Source data:
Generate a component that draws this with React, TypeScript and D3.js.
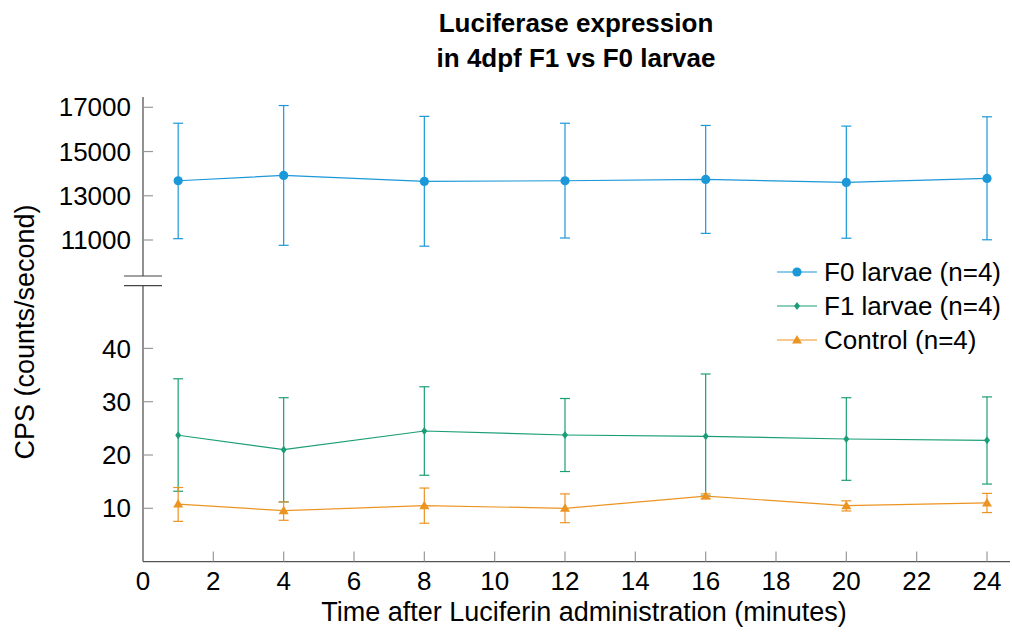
import React from "react";
import * as d3 from "d3";

const times = [1, 4, 8, 12, 16, 20, 24];
const f0Mean = [13680, 13920, 13650, 13680, 13740, 13605, 13785];
const f0Hi = [16280, 17080, 16590, 16280, 16180, 16150, 16570];
const f0Lo = [11060, 10760, 10720, 11090, 11300, 11080, 11010];
const f1Mean = [23.7, 21.0, 24.5, 23.75, 23.5, 23.0, 22.75];
const f1Hi = [34.3, 30.75, 32.8, 30.6, 35.2, 30.75, 30.9];
const f1Lo = [13.2, 11.2, 16.2, 16.9, 12.3, 15.25, 14.55];
const ctMean = [10.8, 9.55, 10.5, 10.0, 12.3, 10.5, 11.0];
const ctHi = [13.9, 11.2, 13.8, 12.7, 12.7, 11.4, 12.8];
const ctLo = [7.55, 7.75, 7.2, 7.3, 11.8, 9.5, 9.2];

const xTicks = [0, 2, 4, 6, 8, 10, 12, 14, 16, 18, 20, 22, 24];
const topTicks = [11000, 13000, 15000, 17000];
const botTicks = [10, 20, 30, 40];
const legendLabels = ["F0 larvae (n=4)", "F1 larvae (n=4)", "Control (n=4)"];

const BLUE = "#1b98d8";
const GREEN = "#1b9e77";
const ORANGE = "#ec9422";
const FONT = "'Liberation Sans', Arial, Helvetica, sans-serif";

export default function App() {
  const W = 1012, H = 634;
  const x = d3.scaleLinear().domain([0, 24]).range([143, 987]);
  const yTop = d3.scaleLinear().domain([11000, 17000]).range([240, 107.3]);
  const yBot = d3.scaleLinear().domain([0, 10]).range([561.6, 508.3]);

  const axisLeft = 143;
  const topAxisTop = 97;
  const breakY1 = 276;
  const breakY2 = 285.7;
  const bottomY = 561.6;
  const xEnd = 1010;

  type S = { mean: number[]; hi: number[]; lo: number[]; color: string; marker: string; y: any };
  const series: S[] = [
    { mean: f0Mean, hi: f0Hi, lo: f0Lo, color: BLUE, marker: "circle", y: yTop },
    { mean: f1Mean, hi: f1Hi, lo: f1Lo, color: GREEN, marker: "diamond", y: yBot },
    { mean: ctMean, hi: ctHi, lo: ctLo, color: ORANGE, marker: "triangle", y: yBot },
  ];

  const marker = (kind: string, cx: number, cy: number, color: string, key: any) => {
    if (kind === "circle") return <circle key={key} cx={cx} cy={cy} r={4.6} fill={color} />;
    if (kind === "diamond") {
      const s = 4;
      return <path key={key} d={`M${cx},${cy - s}L${cx + s * 0.75},${cy}L${cx},${cy + s}L${cx - s * 0.75},${cy}Z`} fill={color} />;
    }
    const s = 5;
    return <path key={key} d={`M${cx},${cy - s}L${cx + s},${cy + s * 0.7}L${cx - s},${cy + s * 0.7}Z`} fill={color} />;
  };

  const line = (ys: number[], y: any) =>
    d3.line<number>().x((_, i) => x(times[i])).y((v) => y(v))(ys) || "";

  return (
    <svg width={W} height={H} style={{ position: "absolute", left: 0, top: 0 }} fontFamily={FONT}>
      <rect width={W} height={H} fill="#fff" />
      {/* title */}
      <text x={576} y={31.5} textAnchor="middle" fontSize={26} fontWeight="bold">Luciferase expression</text>
      <text x={576} y={66.5} textAnchor="middle" fontSize={26} fontWeight="bold">in 4dpf F1 vs F0 larvae</text>

      {/* axes */}
      <line x1={axisLeft} x2={axisLeft} y1={topAxisTop} y2={breakY1} stroke="#555" strokeWidth={1.3} />
      <line x1={axisLeft} x2={axisLeft} y1={breakY2} y2={bottomY} stroke="#555" strokeWidth={1.3} />
      <line x1={124} x2={162} y1={breakY1} y2={breakY1} stroke="#444" strokeWidth={1.2} />
      <line x1={124} x2={162} y1={breakY2} y2={breakY2} stroke="#444" strokeWidth={1.2} />
      <line x1={axisLeft} x2={xEnd} y1={bottomY} y2={bottomY} stroke="#555" strokeWidth={1.3} />

      {topTicks.map((t) => (
        <g key={"tt" + t}>
          <line x1={axisLeft} x2={axisLeft + 10} y1={yTop(t)} y2={yTop(t)} stroke="#999" strokeWidth={1.2} />
          <text x={131} y={yTop(t)} dy="0.35em" textAnchor="end" fontSize={26}>{t}</text>
        </g>
      ))}
      {botTicks.map((t) => (
        <g key={"bt" + t}>
          <line x1={axisLeft} x2={axisLeft + 10} y1={yBot(t)} y2={yBot(t)} stroke="#999" strokeWidth={1.2} />
          <text x={131} y={yBot(t)} dy="0.35em" textAnchor="end" fontSize={26}>{t}</text>
        </g>
      ))}
      {xTicks.map((t) => (
        <g key={"xt" + t}>
          {t > 0 && <line x1={x(t)} x2={x(t)} y1={bottomY} y2={bottomY - 10} stroke="#999" strokeWidth={1.2} />}
          <text x={x(t)} y={581} dy="0.35em" textAnchor="middle" fontSize={26}>{t}</text>
        </g>
      ))}

      <text x={584} y={612} dy="0.35em" textAnchor="middle" fontSize={27}>Time after Luciferin administration (minutes)</text>
      <text transform={`translate(25,332) rotate(-90)`} dy="0.35em" textAnchor="middle" fontSize={27}>CPS (counts/second)</text>

      {/* series */}
      {series.map((s, si) => (
        <g key={"s" + si}>
          {times.map((t, i) => (
            <g key={i} stroke={s.color} strokeWidth={1.2}>
              <line x1={x(t)} x2={x(t)} y1={s.y(s.hi[i])} y2={s.y(s.lo[i])} />
              <line x1={x(t) - 5} x2={x(t) + 5} y1={s.y(s.hi[i])} y2={s.y(s.hi[i])} />
              <line x1={x(t) - 5} x2={x(t) + 5} y1={s.y(s.lo[i])} y2={s.y(s.lo[i])} />
            </g>
          ))}
          <path d={line(s.mean, s.y)} fill="none" stroke={s.color} strokeWidth={1.2} />
          {times.map((t, i) => marker(s.marker, x(t), s.y(s.mean[i]), s.color, i))}
        </g>
      ))}

      {/* legend */}
      {legendLabels.map((lab, i) => {
        const ly = 272 + i * 34;
        const s = series[i];
        return (
          <g key={"lg" + i}>
            <line x1={777} x2={817} y1={ly} y2={ly} stroke={s.color} strokeWidth={1.2} />
            {marker(s.marker, 797, ly, s.color, "m")}
            <text x={824} y={ly} dy="0.35em" fontSize={26}>{lab}</text>
          </g>
        );
      })}
    </svg>
  );
}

Aim of the task:
Starting at the top of the listing above, reproduce each line up to and including the one with "const xEnd = 1010;"; omit the pictures.

Solution below:
Generate a component that draws this with React, TypeScript and D3.js.
import React from "react";
import * as d3 from "d3";

const times = [1, 4, 8, 12, 16, 20, 24];
const f0Mean = [13680, 13920, 13650, 13680, 13740, 13605, 13785];
const f0Hi = [16280, 17080, 16590, 16280, 16180, 16150, 16570];
const f0Lo = [11060, 10760, 10720, 11090, 11300, 11080, 11010];
const f1Mean = [23.7, 21.0, 24.5, 23.75, 23.5, 23.0, 22.75];
const f1Hi = [34.3, 30.75, 32.8, 30.6, 35.2, 30.75, 30.9];
const f1Lo = [13.2, 11.2, 16.2, 16.9, 12.3, 15.25, 14.55];
const ctMean = [10.8, 9.55, 10.5, 10.0, 12.3, 10.5, 11.0];
const ctHi = [13.9, 11.2, 13.8, 12.7, 12.7, 11.4, 12.8];
const ctLo = [7.55, 7.75, 7.2, 7.3, 11.8, 9.5, 9.2];

const xTicks = [0, 2, 4, 6, 8, 10, 12, 14, 16, 18, 20, 22, 24];
const topTicks = [11000, 13000, 15000, 17000];
const botTicks = [10, 20, 30, 40];
const legendLabels = ["F0 larvae (n=4)", "F1 larvae (n=4)", "Control (n=4)"];

const BLUE = "#1b98d8";
const GREEN = "#1b9e77";
const ORANGE = "#ec9422";
const FONT = "'Liberation Sans', Arial, Helvetica, sans-serif";

export default function App() {
  const W = 1012, H = 634;
  const x = d3.scaleLinear().domain([0, 24]).range([143, 987]);
  const yTop = d3.scaleLinear().domain([11000, 17000]).range([240, 107.3]);
  const yBot = d3.scaleLinear().domain([0, 10]).range([561.6, 508.3]);

  const axisLeft = 143;
  const topAxisTop = 97;
  const breakY1 = 276;
  const breakY2 = 285.7;
  const bottomY = 561.6;
  const xEnd = 1010;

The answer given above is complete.